(Plotting code records)
◆ ◆ ◆ ◆
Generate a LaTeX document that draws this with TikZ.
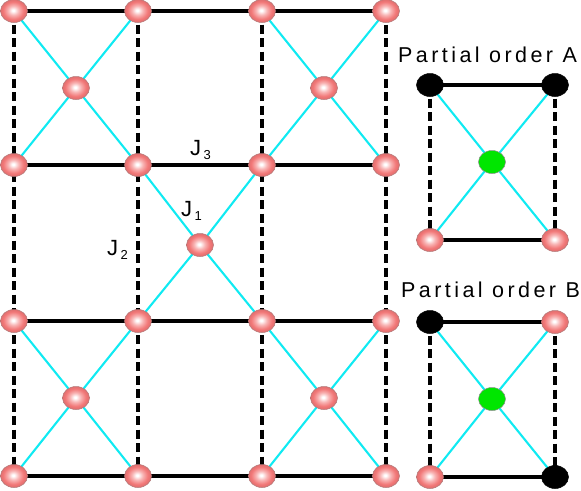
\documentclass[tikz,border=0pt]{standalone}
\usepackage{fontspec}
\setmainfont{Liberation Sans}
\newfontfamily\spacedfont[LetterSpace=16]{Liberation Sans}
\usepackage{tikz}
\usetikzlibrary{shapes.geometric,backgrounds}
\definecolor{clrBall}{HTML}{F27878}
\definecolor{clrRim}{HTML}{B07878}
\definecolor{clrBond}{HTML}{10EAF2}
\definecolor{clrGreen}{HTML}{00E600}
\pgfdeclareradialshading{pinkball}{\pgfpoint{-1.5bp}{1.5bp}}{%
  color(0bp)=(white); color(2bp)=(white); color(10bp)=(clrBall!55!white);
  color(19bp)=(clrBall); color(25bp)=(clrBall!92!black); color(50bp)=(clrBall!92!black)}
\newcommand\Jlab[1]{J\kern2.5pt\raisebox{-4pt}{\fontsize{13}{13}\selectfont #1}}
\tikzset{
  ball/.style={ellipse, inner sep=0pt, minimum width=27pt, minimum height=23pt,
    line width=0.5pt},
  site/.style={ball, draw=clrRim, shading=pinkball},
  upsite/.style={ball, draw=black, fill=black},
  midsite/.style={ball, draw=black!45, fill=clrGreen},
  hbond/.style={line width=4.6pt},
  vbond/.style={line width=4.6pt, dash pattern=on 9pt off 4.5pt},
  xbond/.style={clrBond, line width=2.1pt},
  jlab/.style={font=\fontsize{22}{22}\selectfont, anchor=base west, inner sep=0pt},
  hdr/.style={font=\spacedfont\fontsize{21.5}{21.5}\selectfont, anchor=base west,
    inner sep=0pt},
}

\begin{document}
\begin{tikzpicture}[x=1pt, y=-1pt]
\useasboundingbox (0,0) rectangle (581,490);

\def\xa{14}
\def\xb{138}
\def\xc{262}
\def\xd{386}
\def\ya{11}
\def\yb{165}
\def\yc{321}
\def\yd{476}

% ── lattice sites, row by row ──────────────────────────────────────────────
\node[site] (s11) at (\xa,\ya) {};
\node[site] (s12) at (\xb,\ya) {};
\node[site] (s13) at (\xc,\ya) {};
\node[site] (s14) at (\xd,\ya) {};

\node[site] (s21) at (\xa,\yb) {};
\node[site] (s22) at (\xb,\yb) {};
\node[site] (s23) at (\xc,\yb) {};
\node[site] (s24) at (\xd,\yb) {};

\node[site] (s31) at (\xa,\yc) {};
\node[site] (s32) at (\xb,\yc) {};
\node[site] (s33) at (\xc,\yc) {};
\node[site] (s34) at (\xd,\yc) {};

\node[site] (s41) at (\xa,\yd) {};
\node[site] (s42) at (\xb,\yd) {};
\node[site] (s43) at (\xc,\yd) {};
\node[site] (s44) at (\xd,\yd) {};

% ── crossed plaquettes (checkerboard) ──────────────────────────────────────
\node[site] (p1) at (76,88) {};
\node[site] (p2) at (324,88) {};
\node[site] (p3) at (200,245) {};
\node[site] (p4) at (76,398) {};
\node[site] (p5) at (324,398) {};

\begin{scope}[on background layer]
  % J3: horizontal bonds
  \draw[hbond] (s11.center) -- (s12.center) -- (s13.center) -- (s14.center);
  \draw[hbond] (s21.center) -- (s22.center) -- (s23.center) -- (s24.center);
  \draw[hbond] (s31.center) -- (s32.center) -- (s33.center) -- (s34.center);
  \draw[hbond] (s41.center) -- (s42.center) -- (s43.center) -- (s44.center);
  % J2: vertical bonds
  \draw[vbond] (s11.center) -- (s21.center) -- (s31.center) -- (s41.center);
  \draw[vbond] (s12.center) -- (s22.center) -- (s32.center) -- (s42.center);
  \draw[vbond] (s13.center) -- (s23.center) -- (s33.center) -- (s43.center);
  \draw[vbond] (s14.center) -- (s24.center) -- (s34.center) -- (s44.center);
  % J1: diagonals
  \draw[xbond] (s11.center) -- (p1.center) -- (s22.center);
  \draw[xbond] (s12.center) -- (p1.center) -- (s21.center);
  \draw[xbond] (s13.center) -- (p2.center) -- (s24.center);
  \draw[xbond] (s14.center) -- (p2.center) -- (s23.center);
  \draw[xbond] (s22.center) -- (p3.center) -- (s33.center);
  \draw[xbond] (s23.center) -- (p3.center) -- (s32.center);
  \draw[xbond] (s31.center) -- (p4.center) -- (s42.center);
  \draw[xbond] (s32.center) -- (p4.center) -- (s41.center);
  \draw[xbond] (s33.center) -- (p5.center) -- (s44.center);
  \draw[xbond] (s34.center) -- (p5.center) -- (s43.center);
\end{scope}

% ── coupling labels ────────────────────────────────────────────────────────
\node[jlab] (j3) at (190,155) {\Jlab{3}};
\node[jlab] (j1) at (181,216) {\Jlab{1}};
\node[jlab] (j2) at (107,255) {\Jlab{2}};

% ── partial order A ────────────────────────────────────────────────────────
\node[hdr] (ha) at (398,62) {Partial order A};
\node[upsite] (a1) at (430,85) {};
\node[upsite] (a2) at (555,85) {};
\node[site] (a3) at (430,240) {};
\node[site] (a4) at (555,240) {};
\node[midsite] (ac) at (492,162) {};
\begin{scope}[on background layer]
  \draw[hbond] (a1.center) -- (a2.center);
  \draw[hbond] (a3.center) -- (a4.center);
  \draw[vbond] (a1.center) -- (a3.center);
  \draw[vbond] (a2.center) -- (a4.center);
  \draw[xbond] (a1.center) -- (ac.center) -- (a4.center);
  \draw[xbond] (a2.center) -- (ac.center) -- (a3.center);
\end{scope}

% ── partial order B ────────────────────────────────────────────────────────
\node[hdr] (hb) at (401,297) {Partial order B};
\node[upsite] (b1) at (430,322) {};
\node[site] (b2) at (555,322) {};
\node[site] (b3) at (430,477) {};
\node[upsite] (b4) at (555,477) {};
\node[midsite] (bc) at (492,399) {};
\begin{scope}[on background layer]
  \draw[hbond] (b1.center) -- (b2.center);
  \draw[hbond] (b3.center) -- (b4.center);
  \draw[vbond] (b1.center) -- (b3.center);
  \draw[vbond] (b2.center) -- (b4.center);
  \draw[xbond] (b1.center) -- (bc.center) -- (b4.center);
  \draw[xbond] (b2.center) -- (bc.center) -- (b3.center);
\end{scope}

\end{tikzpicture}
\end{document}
◆ ◆ ◆ ◆
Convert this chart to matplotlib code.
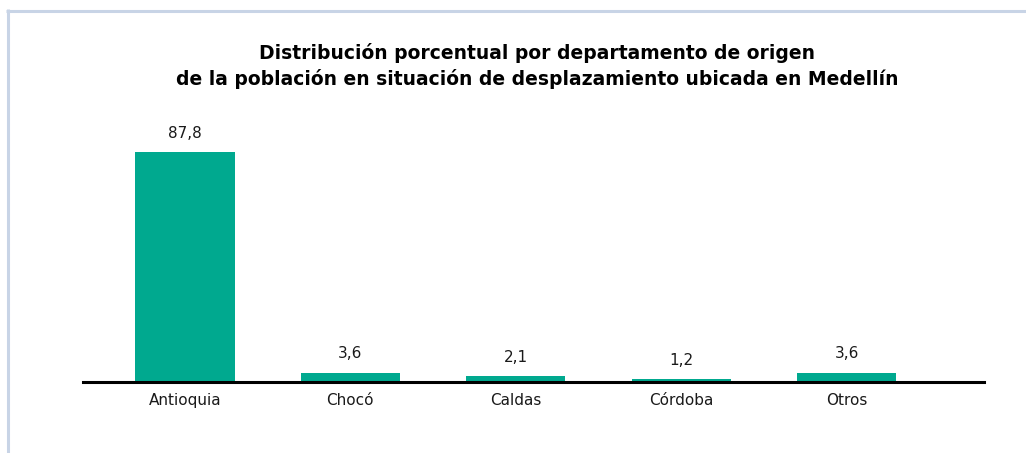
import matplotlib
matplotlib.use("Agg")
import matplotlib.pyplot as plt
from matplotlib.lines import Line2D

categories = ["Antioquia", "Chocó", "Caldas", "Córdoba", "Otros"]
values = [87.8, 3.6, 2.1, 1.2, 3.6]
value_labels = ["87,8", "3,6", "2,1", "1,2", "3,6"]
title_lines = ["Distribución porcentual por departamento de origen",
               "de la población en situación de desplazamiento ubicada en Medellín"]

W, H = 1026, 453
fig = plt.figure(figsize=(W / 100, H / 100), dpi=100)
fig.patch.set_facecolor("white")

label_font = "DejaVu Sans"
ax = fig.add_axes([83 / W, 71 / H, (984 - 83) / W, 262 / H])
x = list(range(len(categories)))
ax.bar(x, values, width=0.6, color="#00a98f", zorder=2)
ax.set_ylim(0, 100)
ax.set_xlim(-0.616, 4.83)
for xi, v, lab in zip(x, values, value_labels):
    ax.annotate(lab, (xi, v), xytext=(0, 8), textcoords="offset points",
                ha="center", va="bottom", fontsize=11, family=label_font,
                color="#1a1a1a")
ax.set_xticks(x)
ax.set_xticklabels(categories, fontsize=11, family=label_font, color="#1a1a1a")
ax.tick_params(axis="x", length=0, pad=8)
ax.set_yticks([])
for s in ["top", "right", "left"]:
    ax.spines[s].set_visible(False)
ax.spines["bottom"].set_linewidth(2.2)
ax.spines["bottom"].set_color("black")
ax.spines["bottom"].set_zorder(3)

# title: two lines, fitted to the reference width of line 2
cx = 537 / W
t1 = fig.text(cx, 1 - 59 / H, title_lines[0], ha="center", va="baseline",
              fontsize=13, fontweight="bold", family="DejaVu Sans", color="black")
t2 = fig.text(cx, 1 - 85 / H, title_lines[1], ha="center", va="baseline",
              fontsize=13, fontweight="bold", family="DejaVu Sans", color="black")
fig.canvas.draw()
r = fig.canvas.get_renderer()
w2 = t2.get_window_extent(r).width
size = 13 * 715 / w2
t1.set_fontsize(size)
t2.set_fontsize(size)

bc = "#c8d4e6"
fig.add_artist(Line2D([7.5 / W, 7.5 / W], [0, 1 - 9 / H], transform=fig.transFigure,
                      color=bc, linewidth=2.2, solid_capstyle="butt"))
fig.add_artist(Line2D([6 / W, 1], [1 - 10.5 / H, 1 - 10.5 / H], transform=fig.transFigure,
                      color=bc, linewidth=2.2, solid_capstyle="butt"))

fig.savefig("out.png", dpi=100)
◆ ◆ ◆ ◆
# Stated problem
Take out nothing but the lines from the one containing "Convert this chart to matplotlib code." to the one containing "from matplotlib.lines import Line2D", inclusive, retyped exactly. Drop the pictures.

# Result
Convert this chart to matplotlib code.
import matplotlib
matplotlib.use("Agg")
import matplotlib.pyplot as plt
from matplotlib.lines import Line2D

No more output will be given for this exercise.